Raw records
☆ ☆ ☆ ☆ ☆ ☆ ☆
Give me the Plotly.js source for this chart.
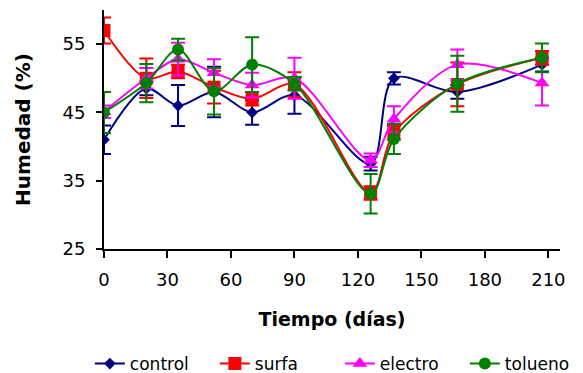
<!DOCTYPE html>
<html>
<head>
<meta charset="utf-8">
<script src="https://cdn.plot.ly/plotly-3.0.1.min.js"></script>
<style>html,body{margin:0;padding:0;background:#fff;}#chart{width:583px;height:373px;}</style>
</head>
<body>
<div id="chart"></div>
<script>
const days = [0, 20, 35, 52, 70, 90, 126, 137, 167, 207];

const controlVals = [41, 48.5, 46, 48, 45, 47.5, 37.5, 50, 48, 52];
const controlErr  = [2.1, 1, 3, 3.7, 1.8, 2.7, 1, 0.9, 1, 1];

const surfaVals = [57, 50, 51, 48.7, 47, 49.1, 33.2, 42, 49.1, 53];
const surfaErr  = [1.9, 2.9, 1, 2.4, 1, 1.8, 1, 1, 3.2, 1];

const electroVals = [45.1, 50, 52.8, 50.8, 49, 50, 38, 44, 52, 49.3];
const electroErr  = [0.9, 1.5, 2.4, 2, 1.8, 3, 1, 1.9, 2.2, 3.3];

const toluenoVals = [45, 49.3, 54.2, 48.1, 52, 49.2, 33.1, 41.1, 49.2, 53];
const toluenoErr  = [3, 2.8, 1.6, 3.4, 4, 1, 2.9, 2.2, 4.1, 2.1];

const seriesNames = ['control', 'surfa', 'electro', 'tolueno'];

const xTicks = [0, 30, 60, 90, 120, 150, 180, 210];
const yTicks = [25, 35, 45, 55];

function mk(name, vals, err, color, symbol, size) {
  return {
    x: days, y: vals, name: name, type: 'scatter', mode: 'lines+markers',
    line: {color: color, width: 2, shape: 'spline', smoothing: 0.9},
    marker: {color: color, symbol: symbol, size: size},
    error_y: {type: 'data', array: err, visible: true, color: color, thickness: 2, width: 7}
  };
}

const traces = [
  mk(seriesNames[0], controlVals, controlErr, '#000080', 'diamond', 9),
  mk(seriesNames[1], surfaVals, surfaErr, '#ff0000', 'square', 13),
  mk(seriesNames[2], electroVals, electroErr, '#ff00ff', 'triangle-up', 13),
  mk(seriesNames[3], toluenoVals, toluenoErr, '#008000', 'circle', 12)
];

const FONT = 'DejaVu Sans, Arial, sans-serif';

const layout = {
  width: 583, height: 373,
  margin: {l: 104, r: 23, t: 10, b: 124, autoexpand: false},
  paper_bgcolor: '#fff', plot_bgcolor: '#fff',
  font: {family: FONT, color: '#000', size: 18},
  showlegend: true,
  legend: {orientation: 'h', x: -0.031, xanchor: 'left', y: -0.406, yanchor: 'top',
           font: {size: 17}, traceorder: 'normal', itemwidth: 30,
           entrywidth: 80, entrywidthmode: 'pixels', bgcolor: 'rgba(0,0,0,0)'},
  xaxis: {
    range: [0, 215.5], tickvals: xTicks, ticktext: xTicks.map(String),
    showline: true, linecolor: '#000', linewidth: 2, mirror: false,
    ticks: 'outside', ticklen: 7, tickwidth: 2, tickcolor: '#000',
    ticklabelstandoff: 6,
    showgrid: false, zeroline: false,
    tickfont: {size: 18},
    title: {text: '<b>Tiempo (días)</b>', font: {size: 19}, standoff: 24}
  },
  yaxis: {
    range: [25, 60], tickvals: yTicks, ticktext: yTicks.map(String),
    showline: true, linecolor: '#000', linewidth: 2,
    ticks: 'outside', ticklen: 6, tickwidth: 2, tickcolor: '#000',
    ticklabelstandoff: 7,
    showgrid: false, zeroline: false,
    tickfont: {size: 18},
    title: {text: '<b>Humedad (%)</b>', font: {size: 20}, standoff: 26}
  },
  yaxis2: {
    range: [25, 60], tickvals: yTicks, overlaying: 'y', anchor: 'x', side: 'left',
    showline: false, ticks: 'inside', ticklen: 6, tickwidth: 2, tickcolor: '#000',
    showticklabels: false, showgrid: false, zeroline: false
  }
};

Plotly.newPlot('chart', traces, layout, {displayModeBar: false, staticPlot: true});
</script>
</body>
</html>
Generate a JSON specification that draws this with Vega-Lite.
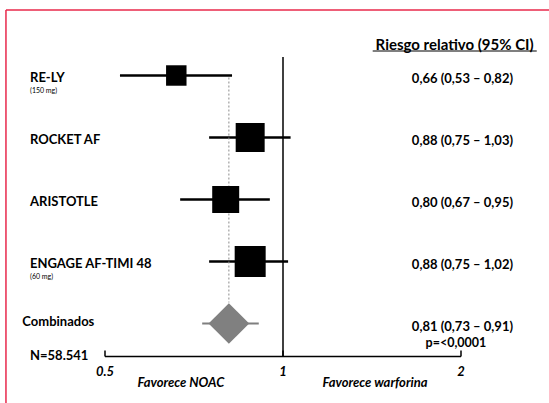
☆ ☆ ☆ ☆ ☆ ☆ ☆
- _Aim_
Repeat the material above in full and unchanged, minus its images.

- _Finished task_
Give me the Plotly.js source for this chart.
<!DOCTYPE html>
<html>
<head>
<meta charset="utf-8">
<script src="https://cdn.plot.ly/plotly-3.0.1.min.js"></script>
<style>html,body{margin:0;padding:0;background:#fff;}#chart{width:583px;height:373px;}</style>
</head>
<body>
<div id="chart"></div>
<script>
const days = [0, 20, 35, 52, 70, 90, 126, 137, 167, 207];

const controlVals = [41, 48.5, 46, 48, 45, 47.5, 37.5, 50, 48, 52];
const controlErr  = [2.1, 1, 3, 3.7, 1.8, 2.7, 1, 0.9, 1, 1];

const surfaVals = [57, 50, 51, 48.7, 47, 49.1, 33.2, 42, 49.1, 53];
const surfaErr  = [1.9, 2.9, 1, 2.4, 1, 1.8, 1, 1, 3.2, 1];

const electroVals = [45.1, 50, 52.8, 50.8, 49, 50, 38, 44, 52, 49.3];
const electroErr  = [0.9, 1.5, 2.4, 2, 1.8, 3, 1, 1.9, 2.2, 3.3];

const toluenoVals = [45, 49.3, 54.2, 48.1, 52, 49.2, 33.1, 41.1, 49.2, 53];
const toluenoErr  = [3, 2.8, 1.6, 3.4, 4, 1, 2.9, 2.2, 4.1, 2.1];

const seriesNames = ['control', 'surfa', 'electro', 'tolueno'];

const xTicks = [0, 30, 60, 90, 120, 150, 180, 210];
const yTicks = [25, 35, 45, 55];

function mk(name, vals, err, color, symbol, size) {
  return {
    x: days, y: vals, name: name, type: 'scatter', mode: 'lines+markers',
    line: {color: color, width: 2, shape: 'spline', smoothing: 0.9},
    marker: {color: color, symbol: symbol, size: size},
    error_y: {type: 'data', array: err, visible: true, color: color, thickness: 2, width: 7}
  };
}

const traces = [
  mk(seriesNames[0], controlVals, controlErr, '#000080', 'diamond', 9),
  mk(seriesNames[1], surfaVals, surfaErr, '#ff0000', 'square', 13),
  mk(seriesNames[2], electroVals, electroErr, '#ff00ff', 'triangle-up', 13),
  mk(seriesNames[3], toluenoVals, toluenoErr, '#008000', 'circle', 12)
];

const FONT = 'DejaVu Sans, Arial, sans-serif';

const layout = {
  width: 583, height: 373,
  margin: {l: 104, r: 23, t: 10, b: 124, autoexpand: false},
  paper_bgcolor: '#fff', plot_bgcolor: '#fff',
  font: {family: FONT, color: '#000', size: 18},
  showlegend: true,
  legend: {orientation: 'h', x: -0.031, xanchor: 'left', y: -0.406, yanchor: 'top',
           font: {size: 17}, traceorder: 'normal', itemwidth: 30,
           entrywidth: 80, entrywidthmode: 'pixels', bgcolor: 'rgba(0,0,0,0)'},
  xaxis: {
    range: [0, 215.5], tickvals: xTicks, ticktext: xTicks.map(String),
    showline: true, linecolor: '#000', linewidth: 2, mirror: false,
    ticks: 'outside', ticklen: 7, tickwidth: 2, tickcolor: '#000',
    ticklabelstandoff: 6,
    showgrid: false, zeroline: false,
    tickfont: {size: 18},
    title: {text: '<b>Tiempo (días)</b>', font: {size: 19}, standoff: 24}
  },
  yaxis: {
    range: [25, 60], tickvals: yTicks, ticktext: yTicks.map(String),
    showline: true, linecolor: '#000', linewidth: 2,
    ticks: 'outside', ticklen: 6, tickwidth: 2, tickcolor: '#000',
    ticklabelstandoff: 7,
    showgrid: false, zeroline: false,
    tickfont: {size: 18},
    title: {text: '<b>Humedad (%)</b>', font: {size: 20}, standoff: 26}
  },
  yaxis2: {
    range: [25, 60], tickvals: yTicks, overlaying: 'y', anchor: 'x', side: 'left',
    showline: false, ticks: 'inside', ticklen: 6, tickwidth: 2, tickcolor: '#000',
    showticklabels: false, showgrid: false, zeroline: false
  }
};

Plotly.newPlot('chart', traces, layout, {displayModeBar: false, staticPlot: true});
</script>
</body>
</html>
Generate a JSON specification that draws this with Vega-Lite.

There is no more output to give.